Has Yahoo Lost Its Mojo?

The jury is still out. There are those who believe Yahoo has lost the clarity of vision needed to complete with a juggernaut like Google, and an increasingly hungry Microsoft. They’re convinced Yahoo has lost the pulse of its community. Other observers believe Yahoo can recover from its recent stumbles, if it recaptures the cachet it once had.
Let’s quickly review some of the facts. Yahoo is battling slowing sales growth, a slumping stock price and a steady stream of executive departures. In spite of these troubles, it is still the dominant player on most of the web. Yahoo is the most visited website on the Internet today with more than 412 million unique users. Since November, 2006, it’s been battling MySpace for the title “Top US Visited Website.”
Google keeps gobbling share
Yahoo is #2 in search, but Google continues to gobble-up share and monetizes search much more effectively. Google’s share of search queries has climbed steadily from less than 20% in 2001 to 45% in 2006, according to ComScore. Hitwise scores them even higher. According to the same sources Yahoo has been holding steady at just below the 30% mark.
Yahoo has some valuable assets in its portfolio. Google recognizes this and is emulating some of Yahoo’s offerings. The corporate reorganization in early December, the most extensive in five years, is a sign of Yahoo’s acknowledgement that it needs to make a lot of improvements in certain areas, especially refocusing on customers and speeding up the development cycle.
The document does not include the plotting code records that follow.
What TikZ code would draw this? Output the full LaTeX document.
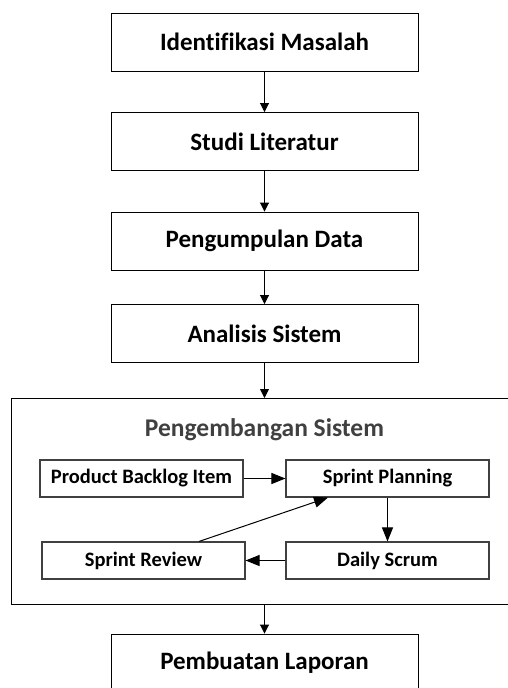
\documentclass[tikz,border=0pt]{standalone}
\usepackage{fontspec}
\setmainfont{Carlito}[Ligatures=NoCommon]
\usetikzlibrary{arrows.meta}
\begin{document}
\begin{tikzpicture}[x=1pt,y=-1pt,
  mainbox/.style={draw=black,line width=0.9pt,minimum width=307pt,minimum height=58pt,inner sep=0pt,font=\fontsize{25}{27}\selectfont\bfseries},
  subbox/.style={draw=black!75,line width=1.1pt,minimum width=203pt,minimum height=37pt,inner sep=0pt,font=\fontsize{20.5}{22}\selectfont\bfseries},
  mainarrow/.style={line width=0.9pt,-{Triangle[length=9pt,width=9pt]}},
  subarrow/.style={line width=1pt,-{Triangle[length=14pt,width=11pt]}}]
\useasboundingbox (0,0) rectangle (507,688);
\node[mainbox] (b1) at (264.5,42) {Identifikasi Masalah};
\node[mainbox] (b2) at (264.5,141.5) {Studi Literatur};
\node[mainbox] (b3) at (264.5,241) {Pengumpulan Data};
\node[mainbox] (b4) at (264.5,333.5) {Analisis Sistem};
\coordinate (ctop) at (264.5,398);
\coordinate (cbot) at (264.5,604);
\draw[line width=0.9pt] (510,398) -- (11,398) -- (11,604) -- (510,604);
\node[text=black!75,font=\fontsize{25.5}{27}\selectfont\bfseries] (title) at (264.5,430) {Pengembangan Sistem};
\node[subbox] (pbi) at (141.5,478.5) {Product Backlog Item};
\node[subbox] (sp) at (387.5,478.5) {Sprint Planning};
\node[subbox] (ds) at (387.5,560.5) {Daily Scrum};
\node[subbox] (sr) at (143.5,560.5) {Sprint Review};
\node[mainbox] (b6) at (264.5,663) {Pembuatan Laporan};
\draw[mainarrow] (b1) -- (b2);
\draw[mainarrow] (b2) -- (b3);
\draw[mainarrow] (b3) -- (b4);
\draw[mainarrow] (b4) -- (ctop);
\draw[mainarrow] (cbot) -- (b6);
\draw[subarrow] (pbi) -- (sp);
\draw[subarrow] (sp) -- (ds);
\draw[subarrow] (ds) -- (sr);
\draw[subarrow] (sr.north -| 199,0) -- (sp.south -| 328,0);
\end{tikzpicture}
\end{document}
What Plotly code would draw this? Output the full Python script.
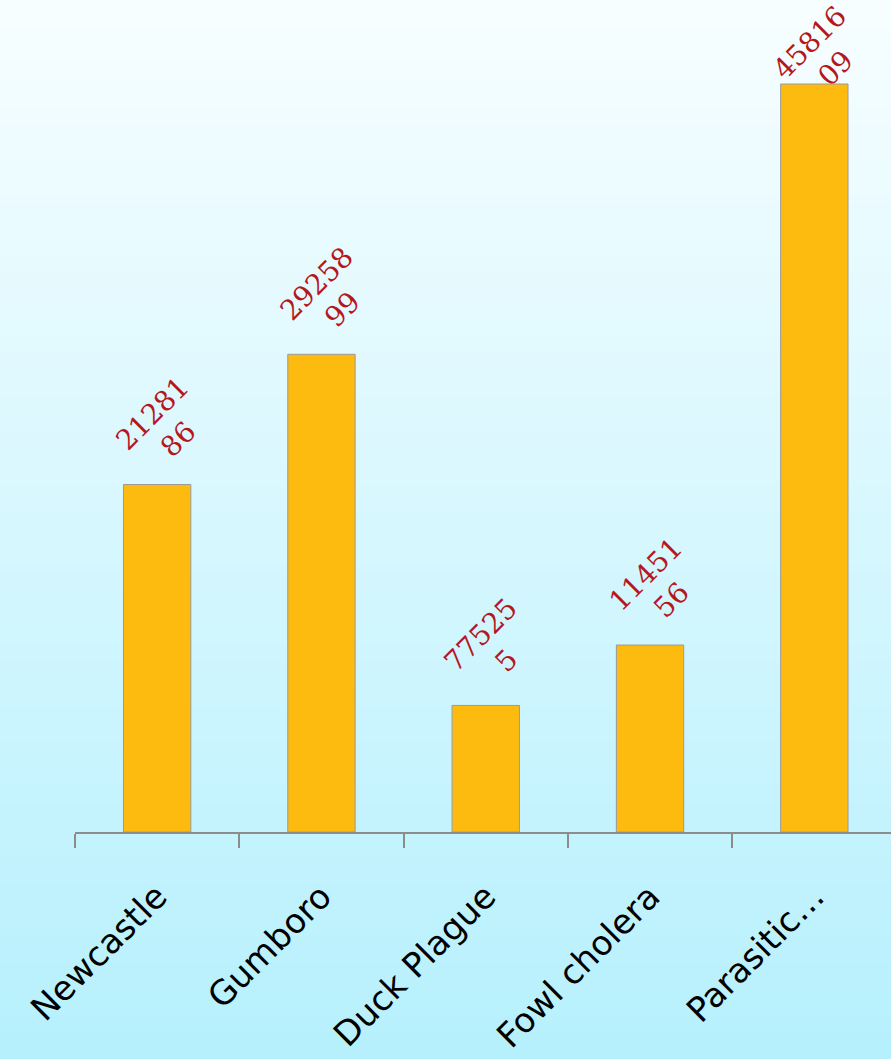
import plotly.graph_objects as go

categories = ["Newcastle", "Gumboro", "Duck Plague", "Fowl cholera", "Parasitic\u2026"]
values = [2128186, 2925899, 775255, 1145156, 4581609]

labels = [str(v)[:5] + "<br>" + str(v)[5:] for v in values]

W, H = 891, 1059
plot_h = 832
bm = H - plot_h
ymax = max(values) * 832 / 748

fig = go.Figure()
fig.add_trace(go.Bar(
    x=categories, y=values, width=0.41,
    marker=dict(color="#FDBB10", line=dict(color="#9A9A9A", width=1)),
    cliponaxis=False, hoverinfo="x+y",
))

# value labels, kept inside the figure like the original (pushed down if no room)
ink_h = 82      # visible height of a rotated two-line label
box_pad = 29    # rotated box is larger than its ink
base_shift = -1
for cat, v, lab in zip(categories, values, labels):
    top_px = plot_h * (1 - v / ymax)
    shift = min(base_shift, top_px - 3 - ink_h - box_pad)
    fig.add_annotation(
        x=cat, y=v, xref="x", yref="y", text=lab, showarrow=False,
        textangle=-45, xanchor="center", yanchor="bottom", yshift=shift, xshift=8,
        font=dict(family="DejaVu Serif", size=28, color="#B5171C"),
        align="center",
    )

# gradient background strips (pure styling)
top = (247, 254, 255)
bot = (182, 240, 253)
n = 120
shapes = []
for i in range(n):
    t = i / (n - 1)
    c = tuple(round(top[k] + (bot[k] - top[k]) * t) for k in range(3))
    ytop_px = H * i / n
    ybot_px = H * (i + 1) / n + 1
    y1 = (H - ytop_px - bm) / plot_h
    y0 = (H - ybot_px - bm) / plot_h
    shapes.append(dict(type="rect", xref="paper", yref="paper",
                       x0=-0.2, x1=1.2, y0=y0, y1=y1,
                       line=dict(width=0), fillcolor="rgb(%d,%d,%d)" % c, layer="below"))

fig.update_layout(
    width=W, height=H,
    margin=dict(l=75, r=0, t=0, b=bm, pad=0, autoexpand=False),
    paper_bgcolor="rgb(182,240,253)",
    plot_bgcolor="rgba(0,0,0,0)",
    shapes=shapes,
    showlegend=False,
    xaxis=dict(
        range=[-0.5, -0.5 + (W - 75) / 164.3],
        automargin=False,
        showline=True, linecolor="#8C8C8C", linewidth=2,
        ticks="outside", tickson="boundaries", ticklen=14, tickwidth=2, tickcolor="#8C8C8C",
        tickangle=-45, tickfont=dict(family="DejaVu Sans", size=34, color="#000000"),
        ticklabelstandoff=29,
        showgrid=False, zeroline=False,
    ),
    yaxis=dict(range=[0, ymax], visible=False, automargin=False,
               showgrid=False, zeroline=False),
)

fig.write_html("out.html", config={"displayModeBar": False},
               post_script="document.body.style.margin='0';document.body.style.overflow='hidden';")
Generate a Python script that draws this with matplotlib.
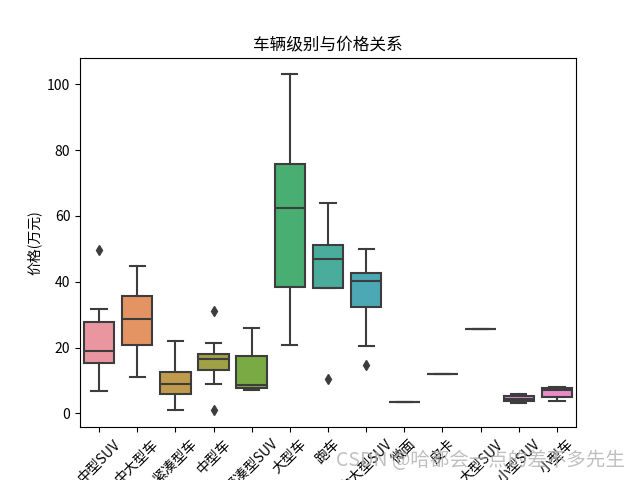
import matplotlib
matplotlib.use("Agg")
import matplotlib.pyplot as plt

plt.rcParams['font.family'] = ['Noto Sans CJK SC', 'DejaVu Sans']
plt.rcParams['axes.unicode_minus'] = False

# box statistics (万元)
cats = ['中型SUV', '中大型车', '紧凑型车', '中型车', '紧凑型SUV', '大型车', '跑车',
        '中大型SUV', '微面', '皮卡', '大型SUV', '小型SUV', '小型车']
q1 = [15.3, 20.7, 5.8, 13.1, 7.7, 38.4, 38.0, 32.2, 3.4, 11.9, 25.5, 3.7, 5.0]
med = [18.9, 28.7, 8.9, 16.6, 8.7, 62.4, 46.9, 40.2, 3.4, 11.9, 25.5, 4.4, 7.0]
q3 = [27.8, 35.7, 12.5, 17.9, 17.3, 75.7, 51.2, 42.6, 3.4, 11.9, 25.5, 5.2, 7.6]
lo = [6.8, 11.2, 0.9, 8.8, 7.0, 20.7, 38.0, 20.5, 3.4, 11.9, 25.5, 3.1, 3.7]
hi = [31.8, 44.8, 22.0, 21.4, 25.8, 103.0, 63.8, 49.8, 3.4, 11.9, 25.5, 5.8, 8.0]
fliers = [[49.7], [], [], [31.2, 1.1], [], [], [10.5], [14.6], [], [], [], [], []]

stats = []
for i in range(len(cats)):
    stats.append({'label': cats[i], 'q1': q1[i], 'med': med[i], 'q3': q3[i],
                  'whislo': lo[i], 'whishi': hi[i], 'fliers': fliers[i]})

# husl-like box colours, as seen in the picture
colors = ['#e996a0', '#e49462', '#c09b4b', '#a0a044', '#7aaa43', '#48ae72', '#4aac9b',
          '#4ba8b4', '#6aa3d6', '#9d9fe0', '#c593de', '#de8ad6', '#e88cc8']
gray = '#3d3d3d'

fig, ax = plt.subplots(figsize=(6.4, 4.8), dpi=100)
bp = ax.bxp(stats, positions=range(len(cats)), widths=0.8, patch_artist=True,
            boxprops=dict(edgecolor=gray, linewidth=1.5),
            medianprops=dict(color=gray, linewidth=1.5),
            whiskerprops=dict(color=gray, linewidth=1.5),
            capprops=dict(color=gray, linewidth=1.5),
            flierprops=dict(marker='d', markerfacecolor=gray, markeredgecolor=gray,
                            markersize=5))
for patch, c in zip(bp['boxes'], colors):
    patch.set_facecolor(c)

ax.set_xlim(-0.5, len(cats) - 0.5)
ax.set_xticks(range(len(cats)))
ax.set_xticklabels(cats, rotation=45)
ax.set_title('车辆级别与价格关系')
ax.set_ylabel('价格(万元)')

fig.text(0.977, 0.04, 'CSDN @哈都会一点的差不多先生', ha='right', va='center',
         fontsize=14, color='#b0b0b0', alpha=0.8)

plt.savefig('out.png')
Many services, little traction
Although it has a vast collection of services–from search to e-mail and instant messaging to music and e-commerce offerings–Yahoo hasn’t been able to corral them into coherent offerings. It also needs to find a way to make money off its new community oriented services, such as photo-sharing site Flickr and it social networking service Yahoo 360.
Yahoo openly admits they have fallen behind in their tech savvy. The company needs to accelerate its tech projects, especially the Panama Ad Network. This long-delayed initiative to improve the way it matches ads with search results is critical to prevent losing even more ground to Google. Advertisers are Yahoo’s key revenue source, but they don’t yet compete well with Google on algorithmic search.
Will reorg lead to resurrection?
There is something to be said for rooting for the underdog. Google’s arrogance is legendary. It has inspired fear in the blogosphere, the company controls the Internet in some powerful ways and they appear to be the gateway to the future.
If Yahoo sharpens its vision and improves its financial performance to keep a closer pace with Google, it may have a chance to regain its luster. During an employee all-hands webcast in December to announce the company’s reorganization plans, CEO, Terry Semel, summed it up best. “At the next all-hands meeting, I’m gonna put up all of the press reports on how Yahoo was going out of business five years ago. And how we were going to get swallowed up by AOL, owned by Time-Warner, and by Microsoft and by everybody else. . . those headlines, of course, were used to wrap a lot of fish in a lot of people’s houses, as the expression goes. [T]hey had no idea what we had planned for them. And they do not know now as well. To hell with what Valleywag, TechCrunch or the Wall Street Journal say, we are still approaching the market from a position of strength.”